*LONG THREAD* Really interesting to see people talk about mixed-raceness /colourism w/o any historical analysis that situates why some DSBW feel the way they do. Is this not generational? Class based? We need to read, I suggest CLR James, 'Black Jacobins.'
I am locating this thread on my own experiences and reading on Anglo / Franco phone Caribbean. This could also apply to parts of Africa where there were settler colonies that created "mixed-race" class - buffer group between Blacks and whites.
The push back on discourse about colourism, is really about wanting to maintain the racial equilibrium where everyone knows their place. Convos like this are age-old, by age old I mean as far back as chattel slavery.
The problem is ppl want to disconnect the impacts of the plantation on colourism & how this to affects British society. If we can accept the slavery made the UK into the wealthy country that it is. Surely, we can accept all of the other aspects of slavery had an impact too.
In the Caribbean, I know this from both French & English colonies. Some mixed-race people where immediately emancipated from slavery (mother often not) sent back to the metropole (i.e. London/Paris) to receive an upstanding education, many where "integrated" in to high society.
Most often married white women, this part is gendered, history tells us men benefited more from this than women. Mixed-race, often received settlement from their fathers, usually land, money and slave. In order to protect their positions both freed mixed race people married
each other, thus forming a bourgeoning middle class. In a lot of Caribbean islands this group did not have political power - often banned from voting, they did have soft financial power & would often lobby ruling whites for more power. This group was invested in maintaining
colonial society, some even had slaves & kept themselves separate from the Black majority. We know that plantation labouring functioned on whiteness i.e. those closer to whiteness worked in doors, those closer to Africanness worked on the field. This distinction is important.
The discourse of slavery: labelling Blacks 3/5 human is akin to the discourse of the enlightenment philosophy of the "human." Humanity is a concept based on white cis hetero male body, its an entirely white western imperialist concept. Pls read Sylvia Wynter.
The Black African body was used in direct contrast to the white body to prove its unhumanness, humanity is linked to feelings, intelligence. Eugenics forms another aspect here in how Black African body and associated phenotypes where used to prove its non-humaness.
Slavery was not seen as inhumane bc Black Africans along the line of "Science" and philosophy reinforced the idea we where not human. This has a huge impact not only on labour in plantation society, but class and treatment. What plantation society (&its legacy) shows us is closer
you are to whiteness (visibly/invisibly) the closer you are to being a human, thus afforded better treatment. We can think about treatment as people being "kind" but also as form of material reality: better jobs, education, wealth equity, social/ cultural capital etc.

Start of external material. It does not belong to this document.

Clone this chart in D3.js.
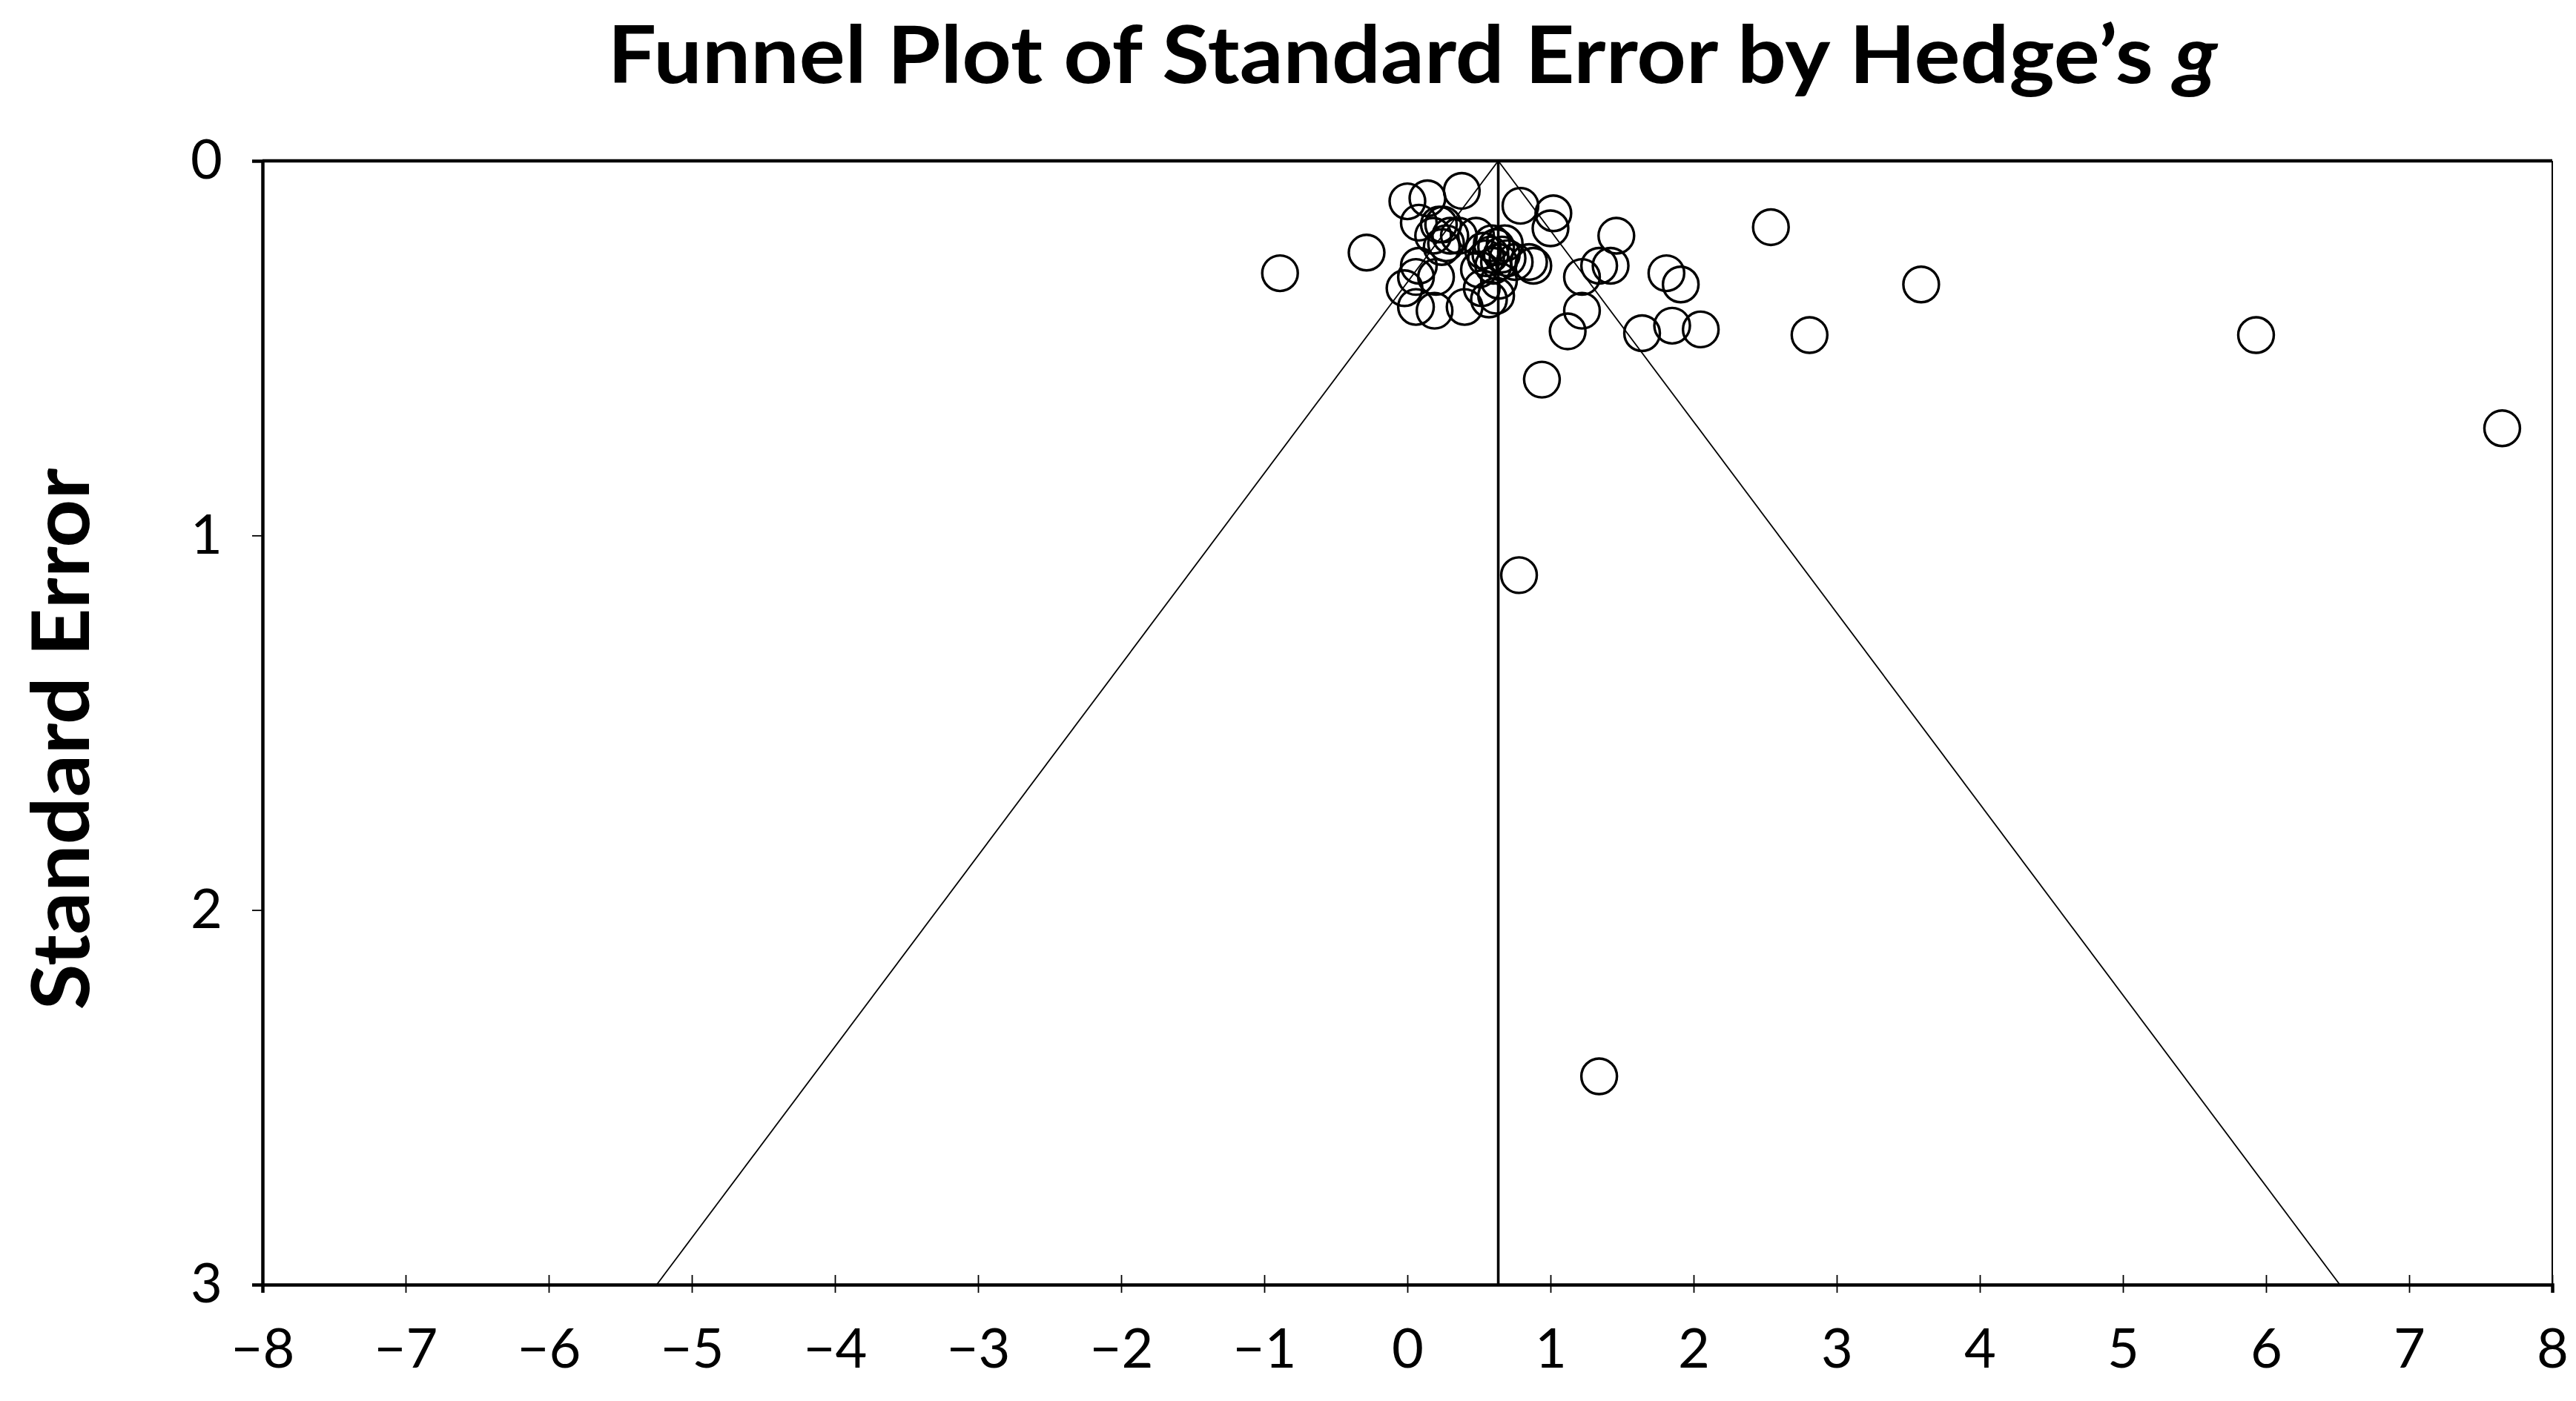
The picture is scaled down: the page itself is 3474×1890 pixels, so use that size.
<!DOCTYPE html>
<html>
<head>
<meta charset="utf-8">
<script src="https://cdn.jsdelivr.net/npm/d3@7"></script>
<style>
  html, body { margin: 0; padding: 0; background: #fff; }
  svg { display: block; }
</style>
</head>
<body>
<svg id="chart" width="3474" height="1890"></svg>
<script>
// ---- data (Hedge's g, standard error) ----
const effectSizes = [
  -0.89, -0.285, 2.54, 3.59, 5.93, 7.65, 2.81, 0.94, 0.78, 1.34,
  1.64, 1.85, 2.05, 1.81, 1.91, 1.46, 1.42, 1.34, 1.22, 1.22, 1.12,
  0.79, 1.02, 1.00, 0.88,
  0.00, 0.14, 0.38, 0.08, 0.22, 0.18, 0.27, 0.36, 0.48, 0.59, 0.68,
  0.55, 0.64, 0.50, 0.08, 0.06, 0.20, -0.02, 0.06, 0.19, 0.40, 0.57,
  0.62, 0.52, 0.64, 0.70, 0.75, 0.62, 0.85,
  0.58, 0.66, 0.60, 0.53, 0.25, 0.30, 0.24
];
const standardErrors = [
  0.30, 0.245, 0.177, 0.33, 0.465, 0.714, 0.465, 0.584, 1.106, 2.444,
  0.46, 0.44, 0.45, 0.30, 0.33, 0.20, 0.28, 0.28, 0.31, 0.40, 0.455,
  0.12, 0.14, 0.18, 0.28,
  0.108, 0.10, 0.08, 0.165, 0.17, 0.20, 0.22, 0.20, 0.20, 0.22, 0.22,
  0.26, 0.27, 0.29, 0.28, 0.31, 0.31, 0.34, 0.39, 0.40, 0.39, 0.37,
  0.36, 0.34, 0.32, 0.26, 0.27, 0.23, 0.27,
  0.25, 0.25, 0.28, 0.24, 0.17, 0.20, 0.23
];
const pooledEffect = 0.635;
const zCrit = 1.96;
const xTicks = [-8,-7,-6,-5,-4,-3,-2,-1,0,1,2,3,4,5,6,7,8];
const yTicks = [0,1,2,3];
const xDomain = [-8, 8];
const yDomain = [0, 3];

// ---- layout ----
const svg = d3.select("#chart");
const L = 354, R = 3442, T = 217, B = 1733;
const x = d3.scaleLinear().domain(xDomain).range([L, R]);
const y = d3.scaleLinear().domain(yDomain).range([T, B]);
const fmt = d => (d < 0 ? "\u2212" + Math.abs(d) : String(d));
const FONT = "Lato, 'Open Sans', 'DejaVu Sans', sans-serif";

// Title
const title = svg.append("text")
  .attr("x", 1905).attr("y", 112)
  .attr("text-anchor", "middle")
  .attr("font-family", FONT).attr("font-weight", 700)
  .attr("font-size", 108)
  .attr("textLength", 2171).attr("lengthAdjust", "spacingAndGlyphs")
  .attr("fill", "#000");
title.append("tspan").text("Funnel Plot of Standard Error by Hedge\u2019s ");
title.append("tspan").attr("font-style", "italic").text("g");

// Y axis label
svg.append("text")
  .attr("transform", "translate(120,997) rotate(-90)")
  .attr("text-anchor", "middle")
  .attr("font-family", FONT).attr("font-weight", 700)
  .attr("font-size", 108)
  .attr("textLength", 731).attr("lengthAdjust", "spacingAndGlyphs")
  .attr("fill", "#000")
  .text("Standard Error");

// Funnel lines
const funnel = svg.append("g").attr("fill", "none").attr("stroke", "#000");
funnel.append("line")
  .attr("x1", x(pooledEffect)).attr("y1", y(0))
  .attr("x2", x(pooledEffect - zCrit * yDomain[1])).attr("y2", y(yDomain[1]))
  .attr("stroke-width", 1.8);
funnel.append("line")
  .attr("x1", x(pooledEffect)).attr("y1", y(0))
  .attr("x2", x(pooledEffect + zCrit * yDomain[1])).attr("y2", y(yDomain[1]))
  .attr("stroke-width", 1.8);
funnel.append("line")
  .attr("x1", x(pooledEffect)).attr("y1", y(0))
  .attr("x2", x(pooledEffect)).attr("y2", y(yDomain[1]))
  .attr("stroke-width", 3.6);

// Points
svg.append("g")
  .selectAll("circle")
  .data(effectSizes.map((g, i) => ({ g, se: standardErrors[i] })))
  .join("circle")
  .attr("cx", d => x(d.g))
  .attr("cy", d => y(d.se))
  .attr("r", 24)
  .attr("fill", "none")
  .attr("stroke", "#000")
  .attr("stroke-width", 3.4);

// Frame
svg.append("line").attr("x1", R).attr("y1", T).attr("x2", R).attr("y2", B)
  .attr("stroke", "#000").attr("stroke-width", 2);

// X axis
const xAxis = svg.append("g")
  .attr("transform", `translate(0,${B})`)
  .call(d3.axisBottom(x).tickValues(xTicks).tickFormat(fmt).tickSize(11).tickPadding(48));
xAxis.select(".domain").attr("stroke-width", 4.5);
xAxis.selectAll(".tick line").attr("y1", -13).attr("y2", 11).attr("stroke-width", 1.8);
xAxis.selectAll(".tick text")
  .attr("font-family", FONT).attr("font-size", 74).attr("fill", "#000");

// Y axis
const yAxis = svg.append("g")
  .attr("transform", `translate(${L},0)`)
  .call(d3.axisLeft(y).tickValues(yTicks).tickFormat(fmt).tickSize(14).tickPadding(40));
yAxis.select(".domain").attr("stroke-width", 4.5);
yAxis.selectAll(".tick line").attr("stroke-width", 1.8);
yAxis.selectAll(".tick text")
  .attr("font-family", FONT).attr("font-size", 74).attr("fill", "#000");

// Top border
svg.append("line").attr("x1", L).attr("y1", T).attr("x2", R).attr("y2", T)
  .attr("stroke", "#000").attr("stroke-width", 4.5);
</script>
</body>
</html>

The legacy of this is evident in the Caribbean (other settler colonial societies). But if we talk about most recent migration patterns of Caribbean people i.e. the windrush, then we would be belligerent to believe these ideologies do not impact how people married/ partnered.
Remember people have been colonised in to thinking whiteness & proximity to it reap rewards, they are correct. Thus it is no surprise to why Caribbean people (esp men) are more likely to have a white partner than any other ethnic/ racial group. The above makes sense within intra
community setting i.e. Blacks reproducing anti-blackness amongst each other. How might this affect white majority? Ideas of "human" is heavily ingrained in society along racial, gendered, class and able-ist lines. Idea of Black people being unintelligent is rooted in slavery &
colonial discourses. Also another troupe from slavery is the "exotic mulatto" again gendered. These troupes exist in literature that were read by white people. We see such representations in fine art paintings pre photography. The fetishising of this identity enters white spaces
even is such bodies are not physically present - the idea of their existence created by white supremacy is powerful to be true. What we see is entangled set of histories that has made it way into everyday social- pyscho relationships. It is why we saw for a long time on TV
mixed race people represent Black people (even if they see themselves of Black) most Black people esp those with W. African heritage don't look that way. Those of us from the MTV generation often only saw "exotic" or LSBW in rap videos all reinforces ideas of desirability.
What we are really talking about here (from my PoV) is whiteness as the default construct of humanity as being desirable the rewards it provides.